Data Cleaning Technique for Security Logs Based on Fellegi-Sunter Theory
Diana Martínez-Mosquera, Sergio Luján-Mora, Gabriel López, Lauro Santos
The 10th SIGSAND/PLAIS EuroSymposium on Systems Analysis and Design, p. 3-12, Gdansk (Poland), September 22 2017. ISBN: 978-3-319-66995-3. https://doi.org/10.1007/978-3-319-66996-0_1
(EURO'17) Congreso internacional / International conference
Information security is one of the most important aspects an organization should consider. Due to this matter and the variety of existing vulnerabilities, there are specialized groups known as Computer Security Incident Response Team (CSIRT), that are responsible for event monitoring and for providing proactive and reactive support related to incidents.

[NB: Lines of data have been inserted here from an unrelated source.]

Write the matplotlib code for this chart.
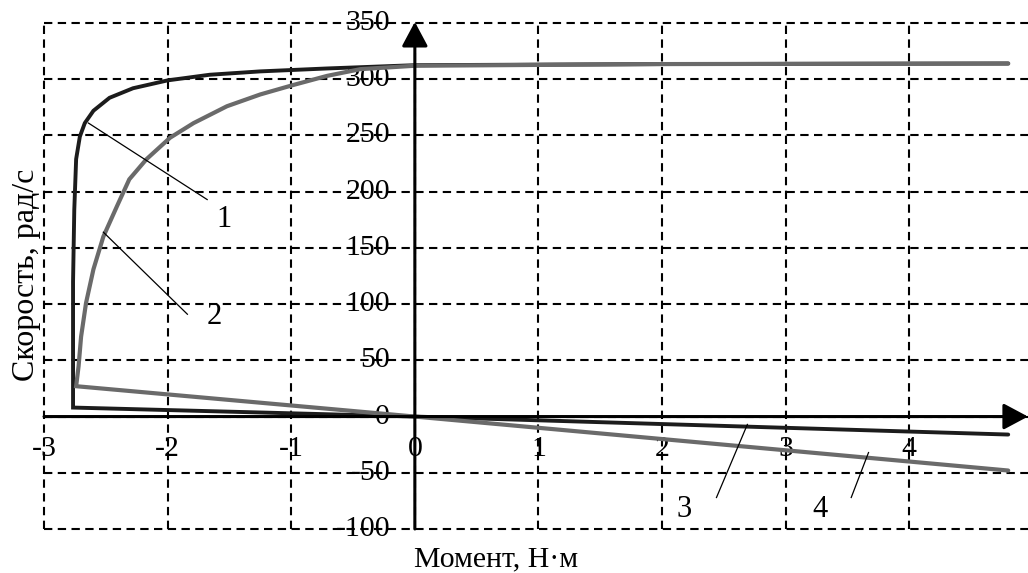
import matplotlib
matplotlib.use('Agg')
import matplotlib.pyplot as plt

plt.rcParams['font.family'] = ['Liberation Serif', 'DejaVu Serif']

# curve 1: torque (x) vs speed (y), drawn as one path from top right
m1 = [4.8, 2.0, 0, -0.2, -0.71, -1.25, -1.66, -2.0, -2.28, -2.47, -2.60,
      -2.67, -2.71, -2.74, -2.755, -2.765, -2.765, 0, 4.8]
w1 = [314, 313.5, 312.5, 311.7, 309.6, 307, 304, 299, 292, 283.5, 272,
      261, 249, 229, 184, 120, 8, 0, -16]

# curve 2
m2 = [4.8, 2.0, 0, -0.44, -0.71, -0.98, -1.25, -1.52, -1.79, -1.98, -2.17,
      -2.31, -2.41, -2.52, -2.60, -2.66, -2.70, -2.72, -2.74, 0, 4.8]
w2 = [314, 313.5, 312, 309, 303, 295, 286.5, 276, 261, 248, 229,
      211, 187, 160, 131, 101, 71, 45, 27, 0, -48]

x_ticks = [-3, -2, -1, 0, 1, 2, 3, 4]
y_ticks = [350, 300, 250, 200, 150, 100, 50, 0, -50, -100]

curve_labels = ['1', '2', '3', '4']
label_pos = [(-1.54, 175), (-1.62, 89), (2.18, -83), (3.28, -83)]
leaders = [((-2.64, 261), (-1.68, 193)),
           ((-2.52, 164), (-1.84, 91)),
           ((2.69, -7), (2.44, -72)),
           ((3.67, -32), (3.53, -72))]

fig = plt.figure(figsize=(10.28, 5.73), dpi=100)
ax = fig.add_axes([0.0428, 0.0768, 0.962, 0.883])
ax.set_xlim(-3, 5)
ax.set_ylim(-100, 350)
ax.axis('off')

grid = dict(color='black', lw=1.5, ls=(0, (4, 2.6)), zorder=1.5, clip_on=False)
for x in x_ticks:
    ax.plot([x, x], [-100, 350], **grid)
for y in y_ticks:
    ax.plot([-3, 5], [y, y], **grid)

for x in x_ticks:
    ax.text(x, -29, str(x), ha='center', va='center', fontsize=21.5, zorder=1)
for y in y_ticks:
    ax.text(-0.2, y, str(y), ha='right', va='center', fontsize=21.5, zorder=1)

ax.plot(m1, w1, color='#1c1c1c', lw=2.8, zorder=3, solid_joinstyle='miter',
        solid_capstyle='round')
ax.plot(m2, w2, color='#6a6a6a', lw=3.0, zorder=3, solid_joinstyle='miter',
        solid_capstyle='round')

arrow = dict(arrowstyle='-|>,head_length=0.75,head_width=0.4', color='black',
             lw=2.2, shrinkA=0, shrinkB=0, mutation_scale=20)
ax.annotate('', xy=(4.96, 0), xytext=(-3, 0), arrowprops=arrow,
            annotation_clip=False, zorder=4)
ax.annotate('', xy=(0, 351), xytext=(0, -100), arrowprops=arrow,
            annotation_clip=False, zorder=4)

for text, (x, y), (p0, p1) in zip(curve_labels, label_pos, leaders):
    ax.plot([p0[0], p1[0]], [p0[1], p1[1]], color='black', lw=0.9, zorder=3.5)
    ax.text(x, y, text, ha='center', va='center', fontsize=22, zorder=3.5)

fig.text(0.4825, 0.024, 'Момент, Н·м', ha='center', va='center', fontsize=21.5)
fig.text(0.026, 0.52, 'Скорость, рад/с', ha='center', va='center',
         rotation=90, fontsize=23)

fig.savefig('out.png', dpi=100)
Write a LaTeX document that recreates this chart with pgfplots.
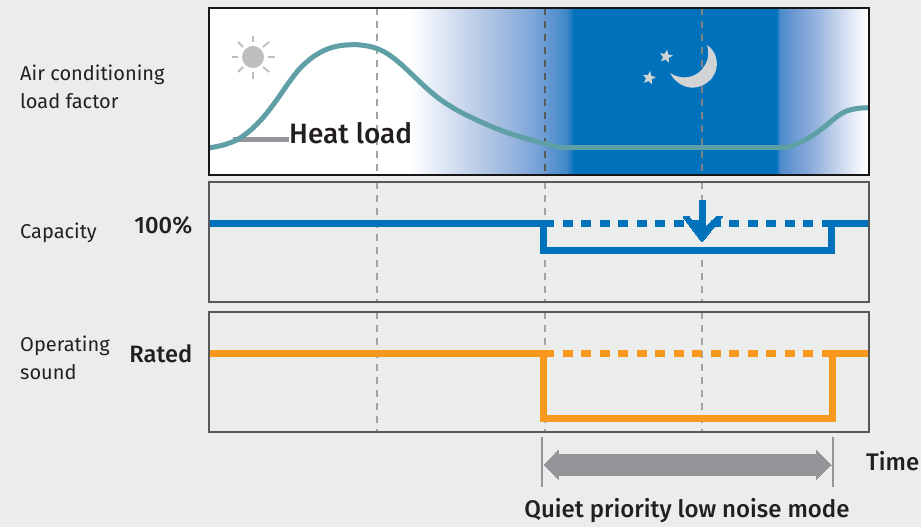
\documentclass[border=0pt]{standalone}
\usepackage{pgfplots}
\pgfplotsset{compat=1.18}
\usepackage{fontspec}
\setmainfont{Fira Sans}
\newfontfamily\medfont{Fira Sans Medium}
\usetikzlibrary{shapes.geometric}
\definecolor{bg}{HTML}{EBEDEC}
\definecolor{nightblue}{HTML}{0072BC}
\definecolor{curve}{HTML}{5F9FA6}
\definecolor{orangeL}{HTML}{F8981D}
\definecolor{greyA}{HTML}{A0A2A5}
\definecolor{greyB}{HTML}{939598}
\definecolor{frameC}{HTML}{58595B}
\definecolor{txt}{HTML}{231F20}
\definecolor{iconG}{HTML}{BCBEC0}
\definecolor{iconL}{HTML}{D1D3D4}
\definecolor{gA}{HTML}{E8EEF8}
\definecolor{gB}{HTML}{C5D3EA}
\definecolor{gC}{HTML}{A3BDE0}
\definecolor{gD}{HTML}{7EA6D9}
\definecolor{gE}{HTML}{3F86C8}
\definecolor{gF}{HTML}{4C8BCA}
\definecolor{gF2}{HTML}{6B99D3}
\definecolor{gG}{HTML}{8BABDB}
\definecolor{gH}{HTML}{AEC4E5}
\definecolor{gI}{HTML}{D2DDF0}
\definecolor{gJ}{HTML}{F3F6FC}
\pgfplotsset{
  panel/.style={scale only axis, width=660pt, xmin=209, xmax=869, y dir=reverse, axis on top,
    anchor=south west, ticks=none, axis line style={draw=frameC, line width=1.5pt}},
  full/.style={scale only axis, at={(0pt,0pt)}, anchor=south west, width=921pt, height=527pt,
    xmin=0, xmax=921, ymin=0, ymax=527, y dir=reverse, hide axis, clip=false},
  guide/.style={line width=2pt, dash pattern=on 7pt off 6pt, forget plot}
}
\newcommand{\fsz}[1]{\fontsize{#1}{#1}\selectfont}
\newcommand{\band}[4]{\fill[left color=#3, right color=#4] (axis cs:#1,8) rectangle (axis cs:#2,175);}
\begin{document}
\begin{tikzpicture}[x=1pt,y=1pt]
\useasboundingbox (0,0) rectangle (921,527);
\fill[bg] (0,0) rectangle (921,527);

% Panel 1
\begin{axis}[panel, at={(209pt,352pt)}, height=167pt, ymin=8, ymax=175,
  axis line style={draw=black!75!frameC, line width=1.8pt}]
\fill[white] (axis cs:209,8) rectangle (axis cs:869,175);
\band{410}{433.5}{white}{gA}
\band{433}{467.5}{gA}{gB}
\band{467}{500.5}{gB}{gC}
\band{500}{533.5}{gC}{gD}
\band{533}{567.5}{gD}{gE}
\band{567}{574}{gE}{nightblue}
\fill[nightblue] (axis cs:573.5,8) rectangle (axis cs:776.5,175);
\band{776}{780.5}{nightblue}{gF}
\band{780}{793.5}{gF}{gF2}
\band{793}{810.5}{gF2}{gG}
\band{810}{827.5}{gG}{gH}
\band{827}{843.5}{gH}{gI}
\band{843}{860.5}{gI}{gJ}
\band{860}{868}{gJ}{white}
\addplot[guide, color=greyA] coordinates {(377,8) (377,175)};
\addplot[guide, color=frameC] coordinates {(545,8) (545,175)};
\addplot[guide, color=greyA!80!black] coordinates {(702,8) (702,175)};
% heat load leader
\addplot[greyB, line width=5pt, forget plot] coordinates {(233,140) (289,140)};
% load curve
\addplot[curve, line width=5pt, smooth] coordinates {
 (209,148) (223.3,145) (236.7,140) (250,130.7) (263.3,117.3) (276.7,100) (288.3,83.3) (300,68.3)
 (313.3,56.7) (326.7,49.3) (340,45.7) (356.7,44.7) (373.3,47.3) (386.7,53.3) (400,63.3) (413.3,75.7)
 (426.7,88.3) (440,99.3) (456.7,110) (476.7,120) (500,130) (520,136.7) (543.3,143.3) (558,147) (567,148)};
\addplot[curve, line width=5pt] coordinates {(567,148) (785,148)};
\addplot[curve, line width=5pt, smooth] coordinates {
 (785,148) (796.7,144) (813.3,135) (826.7,125) (836.7,116.7) (846.7,111) (858.3,108.3) (869,107.7)};
% sun
\fill[iconG] (axis cs:253,57) circle[radius=11pt];
\foreach \a/\b/\c/\d in {253/36/253/42, 253/72/253/79, 232/57/238/57, 268/57/275/57,
  238/42/243/47, 263/67/269/72, 238/72/243/67, 263/47/269/42}{
  \edef\tmp{\noexpand\draw[iconG, line width=1.8pt] (axis cs:\a,\b) -- (axis cs:\c,\d);}\tmp
}
% moon and stars
\fill[iconL] (axis cs:707,45) .. controls (axis cs:718,52) and (axis cs:720,68) .. (axis cs:712,78)
  .. controls (axis cs:700,92) and (axis cs:680,91) .. (axis cs:670,73)
  .. controls (axis cs:682,81) and (axis cs:698,78) .. (axis cs:705,65)
  .. controls (axis cs:709,58) and (axis cs:709,52) .. cycle;
\node[star, star points=5, star point ratio=2.3, fill=iconL, inner sep=0pt, minimum size=14pt, rotate=-10] at (axis cs:666,56.5) {};
\node[star, star points=5, star point ratio=2.3, fill=iconL, inner sep=0pt, minimum size=14pt, rotate=-10] at (axis cs:649,78) {};
\end{axis}

% Panel 2
\begin{axis}[panel, at={(209pt,225pt)}, height=120pt, ymin=182, ymax=302]
\addplot[guide, color=greyA] coordinates {(377,182) (377,302)};
\addplot[guide, color=greyA] coordinates {(545,182) (545,302)};
\addplot[guide, color=greyA] coordinates {(702,182) (702,302)};
\addplot[nightblue, line width=7pt] coordinates {(209,224) (554,224)};
\addplot[nightblue, line width=7pt] coordinates {(822,224) (869,224)};
\addplot[nightblue, line width=7pt, dash pattern=on 10pt off 8.5pt, dash phase=-8.5pt] coordinates {(554,224) (822,224)};
\addplot[nightblue, line width=7pt] coordinates {(543,224) (543,251) (831,251) (831,224)};
\addplot[nightblue, fill=nightblue, line width=0pt] coordinates {
 (699,201) (705,201) (705,227) (716,217) (722,217) (702,242) (683,217) (689,217) (699,227) (699,201)};
\end{axis}

% Panel 3
\begin{axis}[panel, at={(209pt,95pt)}, height=120pt, ymin=312, ymax=432]
\addplot[guide, color=greyA] coordinates {(377,312) (377,432)};
\addplot[guide, color=greyA] coordinates {(545,312) (545,432)};
\addplot[guide, color=greyA] coordinates {(702,312) (702,432)};
\addplot[orangeL, line width=7pt] coordinates {(209,354) (554,354)};
\addplot[orangeL, line width=7pt] coordinates {(822,354) (869,354)};
\addplot[orangeL, line width=7pt, dash pattern=on 10pt off 8.5pt, dash phase=-8.5pt] coordinates {(554,354) (822,354)};
\addplot[orangeL, line width=7pt] coordinates {(543,354) (543,419) (832,419) (832,354)};
\end{axis}

% Annotations
\begin{axis}[full]
\addplot[greyB, line width=2.5pt] coordinates {(542,437) (542,487)};
\addplot[greyB, line width=2.5pt] coordinates {(833,437) (833,487)};
\addplot[greyB, fill=greyB, line width=0pt] coordinates {
 (544,465) (558,450) (558,454) (816,454) (816,450) (831,465) (816,479) (816,475) (558,475) (558,479) (544,465)};
\node[anchor=base west, font=\fsz{28}\medfont, text=txt, inner sep=0pt] at (axis cs:289,143) {Heat load};
\node[anchor=base west, font=\fsz{20}, text=txt, inner sep=0pt] at (axis cs:20,81) {Air conditioning};
\node[anchor=base west, font=\fsz{20}, text=txt, inner sep=0pt] at (axis cs:20,108) {load factor};
\node[anchor=base west, font=\fsz{20}, text=txt, inner sep=0pt] at (axis cs:20,238) {Capacity};
\node[anchor=base west, font=\fsz{20}, text=txt, inner sep=0pt] at (axis cs:20,351) {Operating};
\node[anchor=base west, font=\fsz{20}, text=txt, inner sep=0pt] at (axis cs:20,379) {sound};
\node[anchor=base east, font=\fsz{23.7}\medfont, text=txt, inner sep=0pt] at (axis cs:192.5,233) {100\%};
\node[anchor=base east, font=\fsz{23.7}\medfont, text=txt, inner sep=0pt] at (axis cs:192.5,362) {Rated};
\node[anchor=base west, font=\fsz{24}\medfont, text=txt, inner sep=0pt] at (axis cs:866,470) {Time};
\node[anchor=base, font=\fsz{24}\medfont, text=txt, inner sep=0pt] at (axis cs:687,517) {Quiet priority low noise mode};
\end{axis}
\end{tikzpicture}
\end{document}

Using as a case study a CSIRT of a university with 10,000 users, and considering the high volume of events to be analyzed on a daily basis, it is proposed to implement a Big Data ecosystem. One of the most important activities for the information processing is the data cleaning phase, it will remove useless data and help to overcome storage limitations, since CSIRT is actually limited to a small time-frame, usually a few days and cannot analyze historical security events. Focusing on this cleaning phase, this article analyzes an intuitive technique and proposes a comparative technique based on the Fellegi-Sunter theory. The main conclusion of our research is that some data could be safely ignored helping to reduce storage size requirements. Moreover, increasing the data retention will enable to detect some events from historical data.